Climate Change

This section attempts to talk about climate change to better explain what is happening around us and why it matters for you.

Climate change 101

Nineteen of the hottest 20 years among the last 140 have been recorded consecutively since 2001.

Although the climate on earth has always undergone changes attributable to small variations in the Earth’s orbit, the current global warming trend and the consequent climate change is, according to 97% of climate scientists, the result of human activity.

. The birth and growth of industrial activities have in fact significantly increased the levels of carbon dioxide in the atmosphere, as well as those of other greenhouse gases (water vapour; methane; dinitrogen oxide; chlorofluorocarbons). This change of gas concentrations has trapped the heat, generating the so-called greenhouse effect.

. The consequences of these changes are difficult to predict, but below we list some of the most obvious.

One of the main consequences of the greenhouse effect is the rise in average temperatures, which today is about +1°C compared to the end of 1800. It is likely that temperatures will increase and reach +1.5C between 2030 and 2050.

Another consequence of the greenhouse effect is the rising of sea levels, which has grown by about 20 cm in the last 100 years, doubling in speed in the last 20.

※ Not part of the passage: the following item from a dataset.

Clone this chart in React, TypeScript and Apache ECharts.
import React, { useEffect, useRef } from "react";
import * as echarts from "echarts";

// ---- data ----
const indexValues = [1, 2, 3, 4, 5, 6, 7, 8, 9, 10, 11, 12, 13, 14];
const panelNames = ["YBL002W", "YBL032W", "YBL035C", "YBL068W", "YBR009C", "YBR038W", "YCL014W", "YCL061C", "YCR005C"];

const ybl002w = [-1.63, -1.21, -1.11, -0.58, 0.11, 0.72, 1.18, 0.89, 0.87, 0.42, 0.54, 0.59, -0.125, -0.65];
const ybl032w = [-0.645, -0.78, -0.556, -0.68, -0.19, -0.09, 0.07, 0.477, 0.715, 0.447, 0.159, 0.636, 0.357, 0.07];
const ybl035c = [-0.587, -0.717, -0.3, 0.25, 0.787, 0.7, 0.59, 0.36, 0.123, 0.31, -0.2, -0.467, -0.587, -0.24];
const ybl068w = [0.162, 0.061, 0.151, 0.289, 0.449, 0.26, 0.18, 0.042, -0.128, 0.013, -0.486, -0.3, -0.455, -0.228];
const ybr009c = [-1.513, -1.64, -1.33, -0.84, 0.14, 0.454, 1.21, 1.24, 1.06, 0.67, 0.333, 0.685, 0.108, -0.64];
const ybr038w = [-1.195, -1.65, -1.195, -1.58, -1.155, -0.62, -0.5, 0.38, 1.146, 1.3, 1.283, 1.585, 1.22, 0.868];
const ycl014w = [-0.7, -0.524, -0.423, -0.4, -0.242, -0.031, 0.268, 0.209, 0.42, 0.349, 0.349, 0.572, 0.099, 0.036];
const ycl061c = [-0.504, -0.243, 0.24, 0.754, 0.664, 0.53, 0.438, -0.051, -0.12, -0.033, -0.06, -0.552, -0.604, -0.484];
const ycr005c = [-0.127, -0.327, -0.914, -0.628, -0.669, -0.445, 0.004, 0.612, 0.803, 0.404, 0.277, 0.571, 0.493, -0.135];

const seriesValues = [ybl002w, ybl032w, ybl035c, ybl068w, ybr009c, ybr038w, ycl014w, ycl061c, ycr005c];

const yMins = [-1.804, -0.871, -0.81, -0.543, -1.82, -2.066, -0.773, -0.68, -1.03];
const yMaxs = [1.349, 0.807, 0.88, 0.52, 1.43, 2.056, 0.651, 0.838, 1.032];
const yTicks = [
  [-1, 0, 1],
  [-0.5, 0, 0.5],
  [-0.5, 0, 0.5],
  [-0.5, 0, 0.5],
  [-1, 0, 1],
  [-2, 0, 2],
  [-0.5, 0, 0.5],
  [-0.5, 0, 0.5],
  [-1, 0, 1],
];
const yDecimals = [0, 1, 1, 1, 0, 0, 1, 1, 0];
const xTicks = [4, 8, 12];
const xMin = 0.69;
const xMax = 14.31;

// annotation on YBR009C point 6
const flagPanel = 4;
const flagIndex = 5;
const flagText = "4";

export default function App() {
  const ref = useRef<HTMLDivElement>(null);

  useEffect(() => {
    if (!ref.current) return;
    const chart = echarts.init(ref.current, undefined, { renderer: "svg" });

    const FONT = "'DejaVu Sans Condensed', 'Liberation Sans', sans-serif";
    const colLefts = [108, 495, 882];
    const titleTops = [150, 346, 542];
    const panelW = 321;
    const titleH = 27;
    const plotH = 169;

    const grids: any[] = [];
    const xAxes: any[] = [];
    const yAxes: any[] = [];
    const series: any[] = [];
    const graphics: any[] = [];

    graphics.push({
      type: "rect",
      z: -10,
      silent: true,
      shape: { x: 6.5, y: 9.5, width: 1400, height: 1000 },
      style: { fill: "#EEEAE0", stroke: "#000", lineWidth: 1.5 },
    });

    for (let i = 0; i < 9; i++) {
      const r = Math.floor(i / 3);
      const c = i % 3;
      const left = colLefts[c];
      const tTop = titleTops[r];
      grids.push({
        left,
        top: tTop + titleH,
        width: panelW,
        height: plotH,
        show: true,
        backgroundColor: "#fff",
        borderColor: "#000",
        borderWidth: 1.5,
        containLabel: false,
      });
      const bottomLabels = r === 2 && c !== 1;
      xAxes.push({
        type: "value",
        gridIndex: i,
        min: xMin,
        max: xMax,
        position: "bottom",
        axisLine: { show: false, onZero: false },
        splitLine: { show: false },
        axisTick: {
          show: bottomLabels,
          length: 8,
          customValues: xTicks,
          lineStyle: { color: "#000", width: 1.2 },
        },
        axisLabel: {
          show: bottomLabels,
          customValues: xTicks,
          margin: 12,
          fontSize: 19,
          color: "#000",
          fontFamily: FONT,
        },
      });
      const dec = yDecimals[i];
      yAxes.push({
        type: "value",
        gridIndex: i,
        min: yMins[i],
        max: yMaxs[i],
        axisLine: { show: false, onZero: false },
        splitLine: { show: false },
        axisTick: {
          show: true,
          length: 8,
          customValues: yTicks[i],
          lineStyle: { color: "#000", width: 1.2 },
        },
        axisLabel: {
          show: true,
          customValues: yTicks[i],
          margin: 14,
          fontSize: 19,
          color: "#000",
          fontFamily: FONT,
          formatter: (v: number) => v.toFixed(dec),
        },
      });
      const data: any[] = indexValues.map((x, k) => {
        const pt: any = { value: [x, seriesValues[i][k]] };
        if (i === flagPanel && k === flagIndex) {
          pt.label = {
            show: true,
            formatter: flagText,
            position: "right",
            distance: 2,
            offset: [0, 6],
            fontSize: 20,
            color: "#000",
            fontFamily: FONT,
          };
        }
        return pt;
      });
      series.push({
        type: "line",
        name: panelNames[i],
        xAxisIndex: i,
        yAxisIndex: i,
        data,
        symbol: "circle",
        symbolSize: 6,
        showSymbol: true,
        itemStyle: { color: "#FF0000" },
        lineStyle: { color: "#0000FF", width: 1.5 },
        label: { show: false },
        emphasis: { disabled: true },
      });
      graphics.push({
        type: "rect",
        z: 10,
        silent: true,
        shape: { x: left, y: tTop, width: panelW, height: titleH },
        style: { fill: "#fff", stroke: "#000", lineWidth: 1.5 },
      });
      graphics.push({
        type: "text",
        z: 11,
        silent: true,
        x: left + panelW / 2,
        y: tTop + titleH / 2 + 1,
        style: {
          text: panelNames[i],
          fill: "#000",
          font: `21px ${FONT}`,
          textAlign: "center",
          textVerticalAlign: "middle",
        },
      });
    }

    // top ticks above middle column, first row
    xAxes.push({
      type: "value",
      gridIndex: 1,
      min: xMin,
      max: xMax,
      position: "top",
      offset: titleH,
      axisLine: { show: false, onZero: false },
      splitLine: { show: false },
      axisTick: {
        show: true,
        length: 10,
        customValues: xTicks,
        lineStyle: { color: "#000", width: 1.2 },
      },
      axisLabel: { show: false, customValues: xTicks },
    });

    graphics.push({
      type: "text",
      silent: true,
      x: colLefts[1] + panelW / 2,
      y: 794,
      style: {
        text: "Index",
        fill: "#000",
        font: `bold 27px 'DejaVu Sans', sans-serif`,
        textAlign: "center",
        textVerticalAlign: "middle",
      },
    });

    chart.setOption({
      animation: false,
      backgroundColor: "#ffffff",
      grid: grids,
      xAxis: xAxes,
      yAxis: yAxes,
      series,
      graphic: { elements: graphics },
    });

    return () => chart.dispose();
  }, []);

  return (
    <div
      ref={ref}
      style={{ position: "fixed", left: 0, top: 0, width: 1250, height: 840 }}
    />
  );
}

Due to the balance broken by the greenhouse effect, the number and frequency of extreme weather events such as hurricanes, droughts, fires and floods have increased.

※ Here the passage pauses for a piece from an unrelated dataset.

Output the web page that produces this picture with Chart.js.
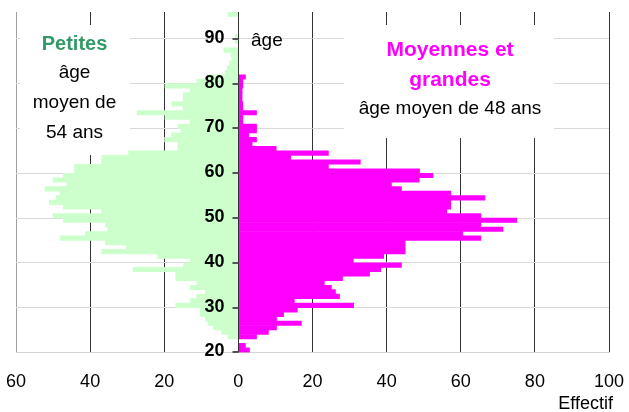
<!DOCTYPE html>
<html>
<head>
<meta charset="utf-8">
<script src="https://cdn.jsdelivr.net/npm/chart.js@4.4.1/dist/chart.umd.min.js"></script>
<style>
  html, body { margin: 0; padding: 0; background: #fff; }
</style>
</head>
<body>
<canvas id="pyramide" width="629" height="412"></canvas>
<script>
// ages (one bar per year, bar spans age .. age+1)
var ages = [20, 21, 22, 23, 24, 25, 26, 27, 28, 29,
            30, 31, 32, 33, 34, 35, 36, 37, 38, 39,
            40, 41, 42, 43, 44, 45, 46, 47, 48, 49,
            50, 51, 52, 53, 54, 55, 56, 57, 58, 59,
            60, 61, 62, 63, 64, 65, 66, 67, 68, 69,
            70, 71, 72, 73, 74, 75, 76, 77, 78, 79,
            80, 81, 82, 83, 84, 85, 86, 87, 88, 89,
            90, 91, 92, 93, 94, 95];

// Petites (drawn on the left)
var petites = [0, 0, 0, 2.8, 4.5, 6.8, 8.2, 8.9, 10.3, 10.3,
               16.9, 13, 11.2, 8.9, 13, 11.2, 16.9, 16.9, 28.4, 14.8,
               13, 21.8, 36.9, 30.2, 35.9, 48, 41.2, 35.3, 35.9, 47.2,
               50, 36.9, 47.2, 51, 49.2, 48.2, 52.2, 46.3, 50, 47.2,
               44.2, 44.2, 36.9, 36.9, 29.6, 16.3, 16.3, 19.9, 18, 15.5,
               16.3, 13, 19.8, 27.3, 14.9, 18, 14.9, 14.9, 13, 19.8,
               11.2, 8.2, 3.6, 3, 2.4, 1.8, 2, 3.9, 0, 0.9,
               0.9, 0, 0, 0, 0, 2.8];

// Moyennes et grandes (drawn on the right)
var moyennes = [3, 1.9, 0, 4.9, 8.1, 10.3, 17, 10.3, 12.2, 15.9,
                31.1, 15.1, 27.3, 26.2, 25.1, 23.2, 28.1, 35.4, 38.4, 44,
                31, 39.2, 45, 45, 45, 65.4, 60.5, 71.4, 65.4, 75.1,
                65.4, 56.2, 57.3, 57.3, 66.5, 57.3, 44, 41.3, 48.8, 52.5,
                48.9, 24.3, 32.9, 14.1, 24.3, 10.2, 3.7, 4.9, 2.8, 4.9,
                4.9, 1.2, 1.2, 4.9, 1.2, 1.2, 1, 1, 1, 1.2,
                1.2, 1.9, 0, 0, 0, 0, 0, 0, 0, 0,
                0, 0, 0, 0, 0, 0];

var xTicks = [-60, -40, -20, 0, 20, 40, 60, 80, 100];
var yTicks = [20, 30, 40, 50, 60, 70, 80, 90];

var FONT = "'Liberation Sans', Arial, sans-serif";
Chart.defaults.font.family = FONT;
Chart.defaults.color = '#000';

function points(values, sign) {
  return ages.map(function(a, i) { return {x: sign * values[i], y: a + 0.5}; });
}

// text boxes drawn over the grid, under the bars
var notes = {
  id: 'notes',
  beforeDatasetsDraw: function(chart) {
    var ctx = chart.ctx;
    ctx.save();
    ctx.fillStyle = '#fff';
    ctx.fillRect(20, 25, 110, 130);
    ctx.fillRect(344, 25, 210, 113);

    ctx.textAlign = 'center';
    ctx.textBaseline = 'alphabetic';
    ctx.font = 'bold 20px ' + FONT;
    ctx.fillStyle = '#339966';
    ctx.fillText('Petites', 74.5, 50);
    ctx.font = '19px ' + FONT;
    ctx.fillStyle = '#000';
    ctx.fillText('âge', 74.5, 78);
    ctx.fillText('moyen de', 74.5, 108);
    ctx.fillText('54 ans', 74.5, 138);

    ctx.font = 'bold 21px ' + FONT;
    ctx.fillStyle = '#ff00ff';
    ctx.fillText('Moyennes et', 450, 56);
    ctx.fillText('grandes', 450, 86);
    ctx.font = '19px ' + FONT;
    ctx.fillStyle = '#000';
    ctx.fillText('âge moyen de 48 ans', 450, 114);

    ctx.textAlign = 'left';
    ctx.fillText('âge', 251, 46);
    ctx.restore();
  },
  afterDatasetsDraw: function(chart) {
    var ctx = chart.ctx;
    var y = chart.scales.y;
    var x0 = Math.round(chart.scales.x.getPixelForValue(0)) + 0.5;
    ctx.save();
    // centre axis with its tick marks
    ctx.strokeStyle = '#333';
    ctx.lineWidth = 1;
    ctx.beginPath();
    ctx.moveTo(x0, chart.chartArea.top);
    ctx.lineTo(x0, chart.chartArea.bottom);
    ctx.stroke();
    ctx.strokeStyle = '#555';
    ctx.lineWidth = 2;
    ctx.beginPath();
    yTicks.forEach(function(v) {
      var py = Math.round(y.getPixelForValue(v));
      ctx.moveTo(x0 - 6, py);
      ctx.lineTo(x0, py);
    });
    ctx.stroke();
    // age labels along the centre axis
    ctx.font = 'bold 18px ' + FONT;
    ctx.fillStyle = '#000';
    ctx.textAlign = 'right';
    ctx.textBaseline = 'middle';
    yTicks.forEach(function(v) {
      ctx.fillText(String(v), x0 - 14, y.getPixelForValue(v) - 1);
    });
    ctx.restore();
  },
  afterDraw: function(chart) {
    var ctx = chart.ctx;
    ctx.save();
    ctx.font = '18px ' + FONT;
    ctx.fillStyle = '#000';
    ctx.textAlign = 'right';
    ctx.fillText('Effectif', 613, 409);
    ctx.restore();
  }
};

new Chart(document.getElementById('pyramide'), {
  type: 'bar',
  data: {
    datasets: [
      {
        label: 'Petites',
        data: points(petites, -1),
        backgroundColor: '#ccffcc',
        borderWidth: 0,
        grouped: false,
        barPercentage: 1,
        categoryPercentage: 1
      },
      {
        label: 'Moyennes et grandes',
        data: points(moyennes, 1),
        backgroundColor: '#ff00ff',
        borderWidth: 0,
        grouped: false,
        barPercentage: 1,
        categoryPercentage: 1
      }
    ]
  },
  options: {
    indexAxis: 'y',
    responsive: false,
    animation: false,
    layout: {padding: {left: 16, right: 20, top: 12, bottom: 0}},
    plugins: {legend: {display: false}, tooltip: {enabled: false}},
    scales: {
      x: {
        type: 'linear',
        min: -60,
        max: 100,
        afterBuildTicks: function(scale) {
          scale.ticks = xTicks.map(function(v) { return {value: v}; });
        },
        afterFit: function(scale) {
          scale.paddingLeft = 0;
          scale.paddingRight = 0;
        },
        ticks: {
          font: {size: 18},
          padding: 19,
          callback: function(v) { return Math.abs(v); }
        },
        grid: {
          color: function(c) { return c.tick && c.tick.value === -60 ? '#a0a0a0' : '#333'; },
          drawTicks: false
        },
        border: {color: '#d4d4d4'}
      },
      y: {
        type: 'linear',
        position: 'left',
        min: 20,
        max: 96,
        offset: false,
        afterBuildTicks: function(scale) {
          scale.ticks = yTicks.map(function(v) { return {value: v}; });
        },
        afterFit: function(scale) {
          scale.width = 0;
          scale.paddingTop = 0;
          scale.paddingBottom = 0;
        },
        ticks: {display: false},
        grid: {
          color: '#d9d9d9',
          offset: false,
          drawTicks: false
        },
        border: {display: false}
      }
    }
  },
  plugins: [notes]
});
</script>
</body>
</html>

The oceans have absorbed much of this warming, causing an increase in temperatures of more than +0.4°C since 1969. This increased the acidity of their surface by about 30%.

The Arctic and Antarctic ice sheets have been melting every year, losing an average of more than 400 billion tons of ice per year between 1993 and 2016.

Glaciers have undergone an inexorable process of retreat into mountain ranges around the world, from the Alps to the Himalayas. At the same time, over the past 50 years, the amount of snowfall has decreased throughout the northern hemisphere.

The Paris Agreement (2015), which was signed by the member states of the United Nations Framework Convention on Climate Change (UNFCC), has among its main objectives that of pursuing efforts to limit global temperature rise to +1.5°C. In 2018, the IPCC (the UN’s Intergovernmental Panel on Climate Change) published a report on the impacts of global warming and trends in greenhouse gas emissions, further examining the risks and consequences of inaction in relation to the threat of climate change. According to the IPCC, the projections obtained from the models indicate that climate impacts will be greater for a global heating of +1,5° C, compared to the current situation, further increasing in the event of a 2° heating. The report then identifies significant differences in regional climatic characteristics that will be reflected in different climatic events. These include increases in:

a) average temperature in most land and ocean areas;
b) heat peaks in most inhabited regions;
c) heavy rainfall in different regions;
d) the probability of drought and scarcity of rainfall in numerous regions.

Limiting this temperature increase to +1.5°C instead of to +2°C will be essential in reducing these risks. In fact, the need for adaptation will be inferior for a total warming of +1.5°C compared to +2°C. Human actions will be vital in order not to exceed the limit of +1.5°C. We can achieve this by reducing net anthropogenic CO2 emissions by about 45% by 2030, compared to 2010 levels, and by reaching net zero around 2050. If we consider instead the limit as +2°C, emissions will have to decrease by about 20% by 2030, reaching net zero around 2075.